Political and economic risk in Europe made for a very busy day, with lots of movement, in the currency markets yesterday. Not only is National Front leader and eurosceptic Marine le Pen gaining traction in her bid to become the next French President, on the other side of the continent the potential of a Grexit has reared its ugly head for the first time in a while, as further debt relief for Greece is called into question by the International Monetary Fund (IMF).
GBP: Sterling gains ground late in the day
Sterling (pound, GBP) ended yesterday slightly stronger. However, it had been a hectic day for sterling as it saw during the course of the day significant movement against the US dollar [two cents between the high and low of the day] and the euro [one and a half cents between the high and low of the day].
First thing, the pound weakened against the US dollar (USD) as house prices in the UK fell for the first time in five months, according to figures from the Halifax. The average price fell by 0.9 percent, sparking worries that the housing market may be cooling. This could point to a market slowdown in 2017; however, the Halifax went on to say that a shortage of houses for sale should prevent a steep slump in prices.

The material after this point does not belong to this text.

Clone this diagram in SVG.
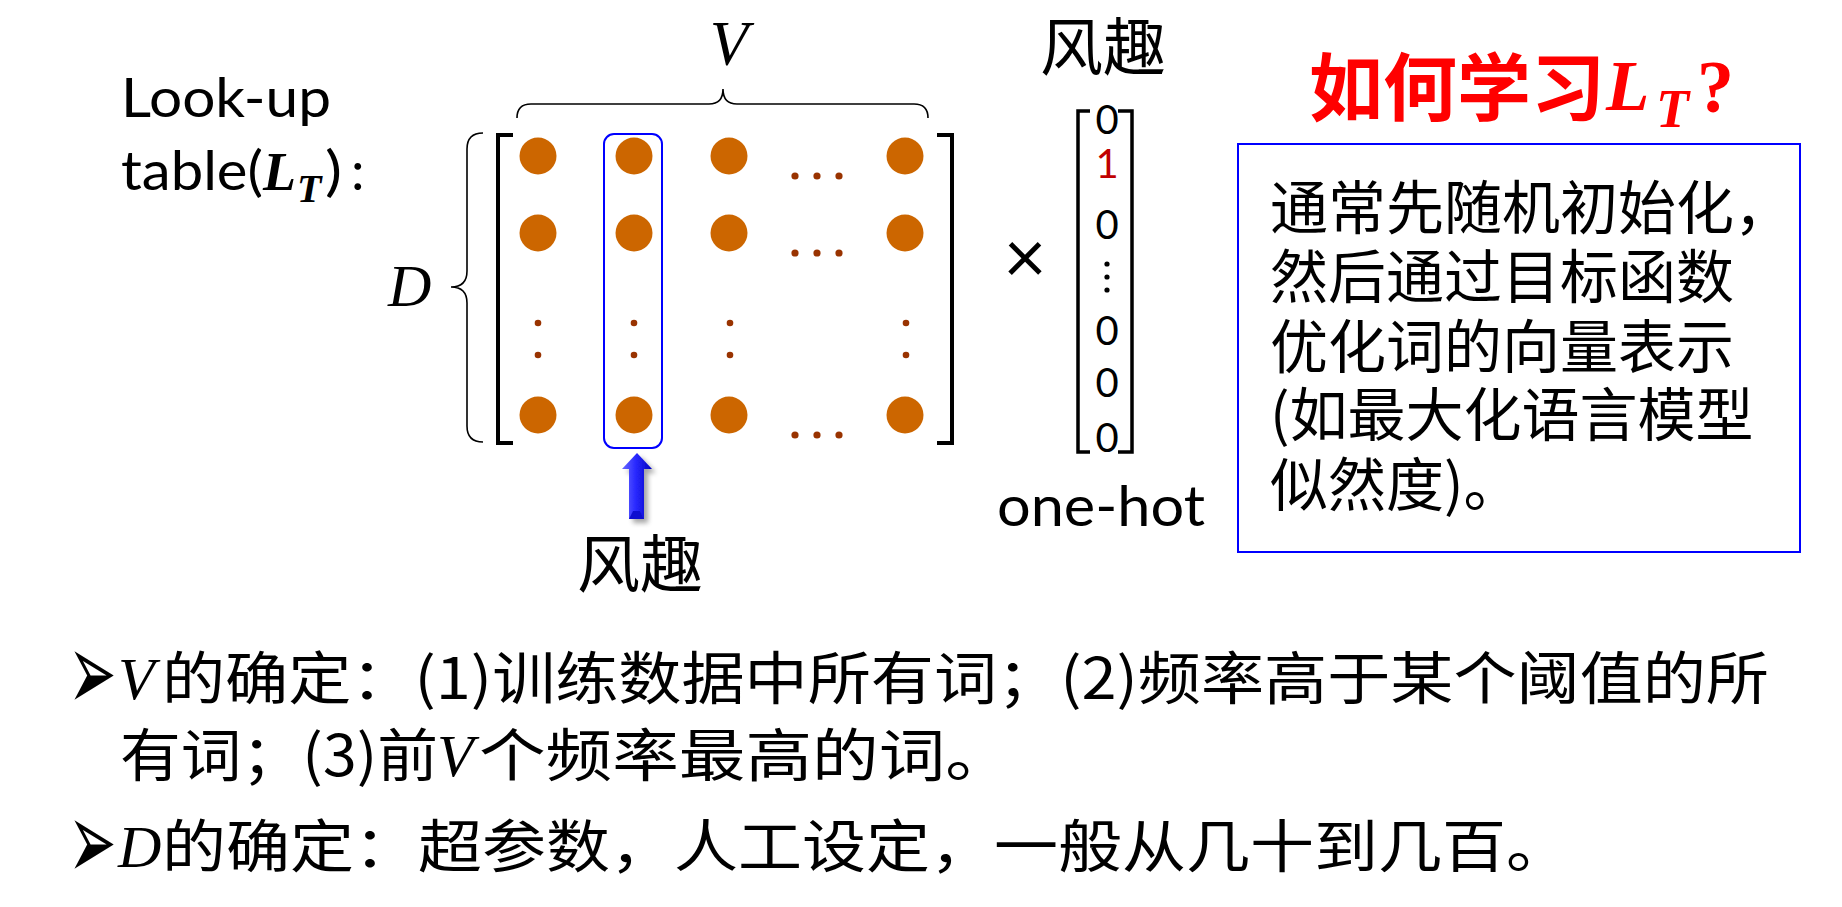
<svg xmlns="http://www.w3.org/2000/svg" width="1842" height="907" viewBox="0 0 1842 907">
<defs>
<linearGradient id="arrowGrad" x1="0" y1="0" x2="1" y2="0">
<stop offset="0" stop-color="#6a6aff"/>
<stop offset="0.45" stop-color="#2a2aff"/>
<stop offset="1" stop-color="#0000c0"/>
</linearGradient>
<filter id="shadow" x="-60%" y="-30%" width="220%" height="160%">
<feGaussianBlur in="SourceAlpha" stdDeviation="2.5"/>
<feOffset dx="4" dy="4"/>
<feComponentTransfer><feFuncA type="linear" slope="0.35"/></feComponentTransfer>
<feMerge><feMergeNode/><feMergeNode in="SourceGraphic"/></feMerge>
</filter>
</defs>
<style>
.lat{font-family:Lato,'Liberation Sans',sans-serif;fill:#000}
.cjk{font-family:'Noto Sans CJK SC',sans-serif;fill:#000}
.math{font-family:'Liberation Serif',serif;font-style:italic;fill:#000}
.bul{font-family:'DejaVu Sans',sans-serif;fill:#000}
.red{fill:#FF0000}
.big{fill:#CC6600}
.sm{fill:#993300}
.br{fill:none;stroke:#000;stroke-width:4}
.vbr{fill:none;stroke:#000;stroke-width:3.5}
.brace{fill:none;stroke:#000;stroke-width:1.6}
</style>
<rect width="1842" height="907" fill="#fff"/>

<g id="lookup-label">
<text class="lat" x="121" y="117" font-size="54" textLength="210" lengthAdjust="spacingAndGlyphs">Look-up</text>
<text class="lat" x="121" y="190" font-size="54" textLength="142" lengthAdjust="spacingAndGlyphs">table(</text>
<text class="math" x="263" y="190" font-size="54" font-weight="bold">L</text>
<text class="math" x="297" y="202" font-size="40" font-weight="bold">T</text>
<text class="lat" x="325" y="190" font-size="54" textLength="17" lengthAdjust="spacingAndGlyphs">)</text>
<text class="lat" x="351" y="190" font-size="54">:</text>
</g>

<g id="v-label">
<text class="math" x="729" y="65" font-size="63" text-anchor="middle">V</text>
</g>
<g id="d-label">
<text class="math" x="388" y="306" font-size="60">D</text>
</g>

<g id="braces">
<path class="brace" d="M517,118 Q517,104 531,104 L709,104 Q723,104 723,89 Q723,104 737,104 L914,104 Q928,104 928,118"/>
<path class="brace" d="M483,133 Q467,133 467,149 L467,271 Q467,287 451,287 Q467,287 467,303 L467,426 Q467,442 483,442"/>
</g>

<g id="matrix">
<path class="br" d="M513,135 L498,135 L498,443 L513,443"/>
<path class="br" d="M937,135 L952,135 L952,443 L937,443"/>
<g id="row1">
<circle class="big" cx="538" cy="156" r="18.5"/>
<circle class="big" cx="634" cy="156" r="18.5"/>
<circle class="big" cx="729" cy="156" r="18.5"/>
<circle class="big" cx="905" cy="156" r="18.5"/>
<circle class="sm" cx="795" cy="176" r="3.6"/>
<circle class="sm" cx="817" cy="176" r="3.6"/>
<circle class="sm" cx="839" cy="176" r="3.6"/>
</g>
<g id="row2">
<circle class="big" cx="538" cy="233" r="18.5"/>
<circle class="big" cx="634" cy="233" r="18.5"/>
<circle class="big" cx="729" cy="233" r="18.5"/>
<circle class="big" cx="905" cy="233" r="18.5"/>
<circle class="sm" cx="795" cy="253" r="3.6"/>
<circle class="sm" cx="817" cy="253" r="3.6"/>
<circle class="sm" cx="839" cy="253" r="3.6"/>
</g>
<g id="row-dots">
<circle class="sm" cx="538" cy="323" r="3.3"/><circle class="sm" cx="538" cy="355" r="3.3"/>
<circle class="sm" cx="634" cy="323" r="3.3"/><circle class="sm" cx="634" cy="355" r="3.3"/>
<circle class="sm" cx="730" cy="323" r="3.3"/><circle class="sm" cx="730" cy="355" r="3.3"/>
<circle class="sm" cx="906" cy="323" r="3.3"/><circle class="sm" cx="906" cy="355" r="3.3"/>
</g>
<g id="row3">
<circle class="big" cx="538" cy="415" r="18.5"/>
<circle class="big" cx="634" cy="415" r="18.5"/>
<circle class="big" cx="729" cy="415" r="18.5"/>
<circle class="big" cx="905" cy="415" r="18.5"/>
<circle class="sm" cx="795" cy="435" r="3.6"/>
<circle class="sm" cx="817" cy="435" r="3.6"/>
<circle class="sm" cx="839" cy="435" r="3.6"/>
</g>
</g>

<g id="column-highlight">
<rect x="604" y="134" width="58" height="314" rx="10" fill="none" stroke="#0000FF" stroke-width="2"/>
</g>

<g id="connectors">
<g filter="url(#shadow)">
<polygon points="637,453 652,469 644,469 644,519 629,519 629,469 622,469" fill="url(#arrowGrad)"/>
<polygon points="629,519 644,519 640,511 633,511" fill="#1010d0"/>
</g>
</g>

<g id="word-label-bottom">
<text class="cjk" x="640" y="587" font-size="63" text-anchor="middle">风趣</text>
</g>

<g id="times">
<text class="lat" x="1025" y="283" font-size="74" text-anchor="middle">×</text>
</g>

<g id="onehot">
<text class="cjk" x="1103" y="70" font-size="63" text-anchor="middle">风趣</text>
<path class="vbr" d="M1090,111 L1078,111 L1078,452 L1090,452"/>
<path class="vbr" d="M1118,111 L1132,111 L1132,452 L1118,452"/>
<g class="lat" font-size="40" text-anchor="middle">
<text x="1107" y="134">0</text>
<text x="1107" y="178" style="fill:#C00000">1</text>
<text x="1107" y="239">0</text>
<text x="1107" y="345">0</text>
<text x="1107" y="397">0</text>
<text x="1107" y="452">0</text>
</g>
<circle cx="1107" cy="264" r="2.6" fill="#000"/>
<circle cx="1107" cy="277" r="2.6" fill="#000"/>
<circle cx="1107" cy="290" r="2.6" fill="#000"/>
<text class="lat" x="997" y="526" font-size="56" textLength="208" lengthAdjust="spacingAndGlyphs">one-hot</text>
</g>

<g id="title">
<text class="cjk red" x="1309" y="115" font-size="74" font-weight="bold">如何学习</text>
<text class="math red" x="1606" y="110" font-size="71" font-weight="bold">L</text>
<text class="math red" x="1656" y="127" font-size="54" font-weight="bold">T</text>
<text class="red" x="1697" y="112" font-size="74" font-weight="bold" style="font-family:'Liberation Serif',serif">?</text>
</g>

<g id="note-box">
<rect x="1238" y="144" width="562" height="408" fill="#fff" stroke="#0000FF" stroke-width="2"/>
<g class="cjk" font-size="58">
<text x="1270" y="229">通常先随机初始化，</text>
<text x="1270" y="298">然后通过目标函数</text>
<text x="1270" y="368">优化词的向量表示</text>
<text x="1270" y="436">(如最大化语言模型</text>
<text x="1270" y="506">似然度)。</text>
</g>
</g>

<g id="bullet-v">
<text class="bul" transform="translate(68,676) scale(1,1.9)" x="0" y="18" font-size="58">➢</text>
<text class="math" x="118" y="699" font-size="60">V</text>
<text class="cjk" x="162" y="699" font-size="57" textLength="1607" lengthAdjust="spacingAndGlyphs">的确定：(1)训练数据中所有词；(2)频率高于某个阈值的所</text>
<text class="cjk" x="120" y="776" font-size="57" textLength="318" lengthAdjust="spacingAndGlyphs">有词；(3)前</text>
<text class="math" x="437" y="776" font-size="60">V</text>
<text class="cjk" x="479" y="776" font-size="57" textLength="533" lengthAdjust="spacingAndGlyphs">个频率最高的词。</text>
</g>

<g id="bullet-d">
<text class="bul" transform="translate(68,845) scale(1,1.9)" x="0" y="18" font-size="58">➢</text>
<text class="math" x="118" y="867" font-size="60">D</text>
<text class="cjk" x="162" y="867" font-size="57" textLength="1408" lengthAdjust="spacingAndGlyphs">的确定：超参数，人工设定，一般从几十到几百。</text>
</g>
</svg>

The strengthening of sterling later in the day seemed to be driven by negative US dollar sentiment as markets wait for clarity on President Trump’s fiscal policies although he is very clear that he wants a weaker US dollar so at to help boost US exports.
Looking to the day ahead, much of the focus will be on parliament as they debate and vote on the final reading of the bill to trigger Article 50 before it is passed to the House of Lords to approve.
EUR: Grexit concerns euro
Despite a relatively quiet day in terms of scheduled European data releases, yesterday was a volatile day for euro (EUR) markets. German industrial production data fell far below expectations and showed a decrease in activity. While French trade data was largely as expected.
There was also an unexpected release from the International Monetary Fund (IMF) which stated Greece was highly unlikely to meet the required budget surplus, a scenario that could result in the nation losing out on further debt relief. This brought back the idea of a Grexit, an issue that has not been on investors radar for some time. The euro’s fortunes were hampered further by uncertainty surrounding the upcoming French elections. Consequently, there were large movements in euro markets, with the euro gaining against the pound (GBP) in intraday trading, before falling back and eventually losing ground. The euro also fell against the dollar (USD) despite performing a late rally.
A German 10-year bond sale and Spanish industrial production figures are the main highlights today. The European Union economic forecasts are expected, though this is not a confirmed release. None of these are high-tier data releases, but any further news on the upcoming elections around Europe or further news on Greece could cause significant volatility for the euro.
USD: Dollar strengthens against euro
The dollar (USD) climbed to a 7 day high yesterday.
The dollar was on track to post its best one-day gain since mid-December, rising at the expense of the euro, which has struggled on renewed worries about Greece’s debt problems and signs that far-right candidate Marine Le Pen is gaining momentum in the run-up to France’s presidential election. This is a reverse after the dollar posted its worst start to a calendar year for almost three decades.
Today sees US crude Oil inventories take centre stage. On this side of the pond there is still a general undertone of uncertainty around Mr Trump’s upcoming state visit to the UK, so expect a bumpy ride for the dollar.